Situation A) John has read his FT, read countless financial blogs, and read on investment forums that with everything going on at the moment, and all indicators point that BP, has so much oil in reserve, from even before the oil spill, that it will make a slow and steady incline back to close to its original share price.
The shares are £3.45 per share at the moment. He buys 1000 shares, investing a total of £3450. Over the next couple of months, the share price increases to £4.28, an increase of 83p, therefore his initial investment is now worth £4550, which is a £830 profit (excluding broker's fees and other associated fees if he should decide to sell).
Situation B) Simon has read the exact same materials but decides that leveraging on BP instead of buying the shares themselves will give a greater return. So he see's that the share prices is £3.45 a share, and BUY's, with a stake of £20 a point.
After the two months have gone by, the share price is at £4.38, an increase of 83p, or 83 points. At £20 a point, that is a profit of £1660.
NB: But before this, Simon had a Stop Loss on his investment at the point he was on £1000 profit, i.e. when the price was at £3.95.

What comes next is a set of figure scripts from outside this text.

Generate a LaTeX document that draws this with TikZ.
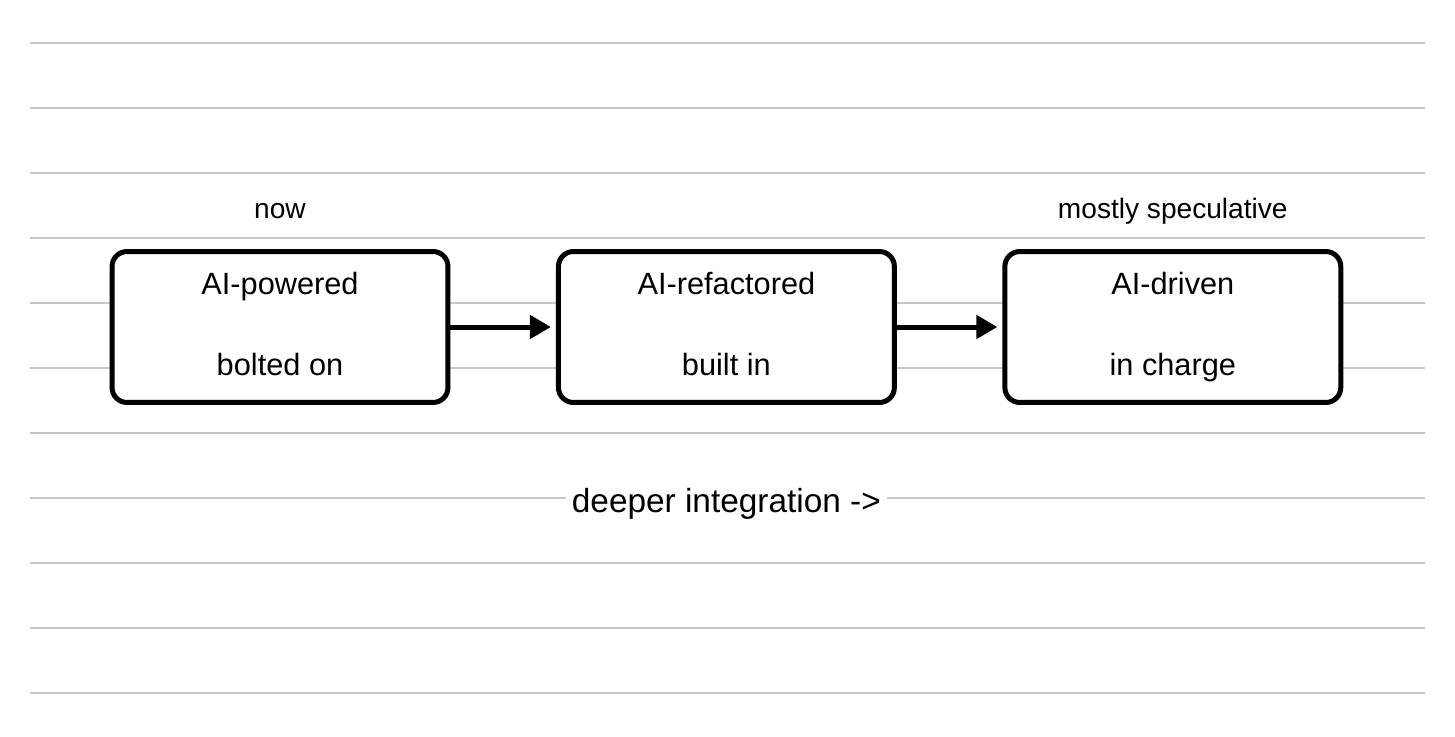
\documentclass[tikz,border=0pt]{standalone}
\usepackage{fontspec}
\setmainfont{Liberation Sans}
\usetikzlibrary{arrows.meta,positioning}

\begin{document}
\begin{tikzpicture}[
    x=0.02cm, y=-0.02cm,
    node distance=2.11cm,
    rule/.style={draw=black!22, line width=0.04cm},
    stage/.style={draw, line width=0.1cm, rounded corners=0.3cm, fill=white, align=center,
        minimum width=6.72cm, minimum height=3.02cm, font=\fontsize{17.5}{46}\selectfont,
        execute at end node={\vphantom{g}}},
    tag/.style={font=\fontsize{16}{19}\selectfont},
    axis/.style={fill=white, font=\fontsize{19}{23}\selectfont},
    flow/.style={-{Triangle[length=0.42cm, width=0.46cm]}, line width=0.1cm, shorten >=0.1cm}
]
\fill[white] (0,0) rectangle (1455,737);
\useasboundingbox (0,0) rectangle (1455,737);
% ruled paper
\foreach \k in {0,...,10}
    \draw[rule] (30,{43+65*\k}) -- (1425,{43+65*\k});
\node[stage] (powered) at (280,327) {AI-powered\\bolted on};
\node[stage, right=of powered] (refactored) {AI-refactored\\built in};
\node[stage, right=of refactored] (driven) {AI-driven\\in charge};
\node[tag, above=0.62cm of powered, anchor=base] (now) {now};
\node[tag, above=0.62cm of driven, anchor=base] (spec) {mostly speculative};
\node[axis, below=2.16cm of refactored, anchor=base] (deeper) {deeper integration ->};
\draw[flow] (powered) -- (refactored);
\draw[flow] (refactored) -- (driven);
\end{tikzpicture}
\end{document}
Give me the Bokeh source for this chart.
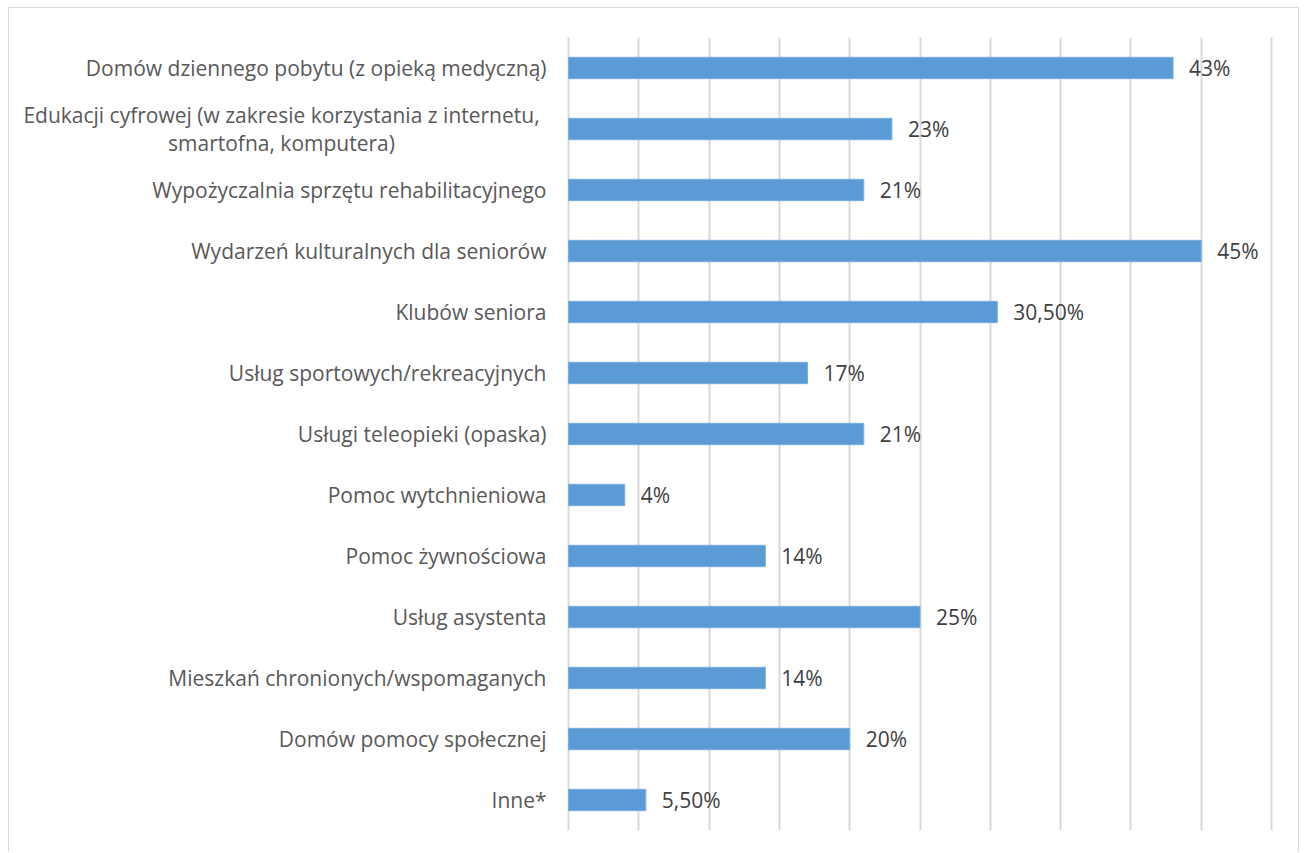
from bokeh.plotting import figure
from bokeh.models import ColumnDataSource, FactorRange, Range1d, FixedTicker
from bokeh.core.properties import value
from bokeh.embed import file_html
from bokeh.resources import INLINE

categories = [
    "Domów dziennego pobytu (z opieką medyczną)",
    "Edukacji cyfrowej (w zakresie korzystania z internetu,\nsmartofna, komputera)",
    "Wypożyczalnia sprzętu rehabilitacyjnego",
    "Wydarzeń kulturalnych dla seniorów",
    "Klubów seniora",
    "Usług sportowych/rekreacyjnych",
    "Usługi teleopieki (opaska)",
    "Pomoc wytchnieniowa",
    "Pomoc żywnościowa",
    "Usług asystenta",
    "Mieszkań chronionych/wspomaganych",
    "Domów pomocy społecznej",
    "Inne*",
]
values = [43, 23, 21, 45, 30.5, 17, 21, 4, 14, 25, 14, 20, 5.5]
grid_ticks = [0, 5, 10, 15, 20, 25, 30, 35, 40, 45, 50]

def fmt(v):
    if float(v).is_integer():
        return "%d%%" % v
    return ("%.2f%%" % v).replace(".", ",")

labels = [fmt(v) for v in values]

# label styling: single-line labels right-aligned next to the axis,
# the wrapped one centred on its lines (as Excel does)
cat_align = ["center" if "\n" in c else "right" for c in categories]
cat_off = [-287 if "\n" in c else -22 for c in categories]

src = ColumnDataSource(dict(cat=categories, val=values, lab=labels,
                            zero=[0] * len(values), al=cat_align, off=cat_off))

FONT = "Open Sans"
CAT_SIZE = "21px"

PX_PER_UNIT = 703 / 50.0
FRAME_W = 1291 - 27
x_end = 50 + 2 / PX_PER_UNIT
x_start = x_end - FRAME_W / PX_PER_UNIT

p = figure(
    width=1291, height=845,
    y_range=FactorRange(factors=list(reversed(categories))),
    x_range=Range1d(x_start, x_end),
    output_backend="svg", toolbar_location=None,
    min_border_left=0, min_border_right=27, min_border_top=29, min_border_bottom=23,
)
p.styles = {"margin-left": "8px", "margin-top": "7px",
            "border-top": "1px solid #d9d9d9", "border-left": "1px solid #d9d9d9",
            "border-right": "1px solid #d9d9d9"}
p.outline_line_color = None
p.background_fill_color = "white"
p.border_fill_color = "white"

p.hbar(y="cat", right="val", left=0, height=0.35, source=src,
       fill_color="#5b9bd5", line_color="#7aaee0", line_width=1)

p.text(x="val", y="cat", text="lab", source=src, x_offset=16,
       text_baseline="middle", text_align="left",
       text_font=value(FONT), text_font_size="21px", text_color="#404040")

p.text(x="zero", y="cat", text="cat", source=src, x_offset="off",
       text_baseline="middle", text_align="al", text_line_height=1.0,
       text_font=value(FONT), text_font_size=CAT_SIZE, text_color="#595959")

p.xaxis.visible = False
p.yaxis.visible = False
p.xgrid.ticker = FixedTicker(ticks=grid_ticks)
p.xgrid.grid_line_color = "#d9d9d9"
p.xgrid.grid_line_width = 2
p.ygrid.grid_line_color = None

open("out.html", "w").write(file_html(p, INLINE))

£830 vs £1660 is a no-brainer.
So would you still call financial spreadbetting a bet? The research for of these was the same, and more importantly, the RISK was the same, with the inclusion of a stop-loss. With this specific financial spread betting example, the stop loss meant that there'd always be a certain amount of profit, even if the share price dropped. THIS is the beauty is financial spreadbetting, and the reason why I believe anyone, with enough knowledge, can make a living out of financial spreadbetting. All the risk is mitigated, and any potential losses are all controlled, so too much is never lost, and a LOT LESS is invested, because with financial spreadbetting, you don't actually own the share.
And the final aspect that will finally bag it for you? NO taxes are liable for profit on financial spreadbetting in the UK as it is deemed a wager. For now.
Imagine the situations I gave you, but with 10 point rises in stocks, with and £2, £5, £10, ad £20 stakes per point. This means £20-£200 per stock, and in one day of day trading, three or four investments may be undertaken.
So you see, day trading, and making a very real daily income is possible, it is just about doing the right research, and always, always, having a stop-loss to mitigate any losses.
Go open a spreadbetting simulator account with a fake £10,000 and try it, and I promise you that you will finally see the real way to make real money using real, free and open knowledge to make educated decisions and substantial profits.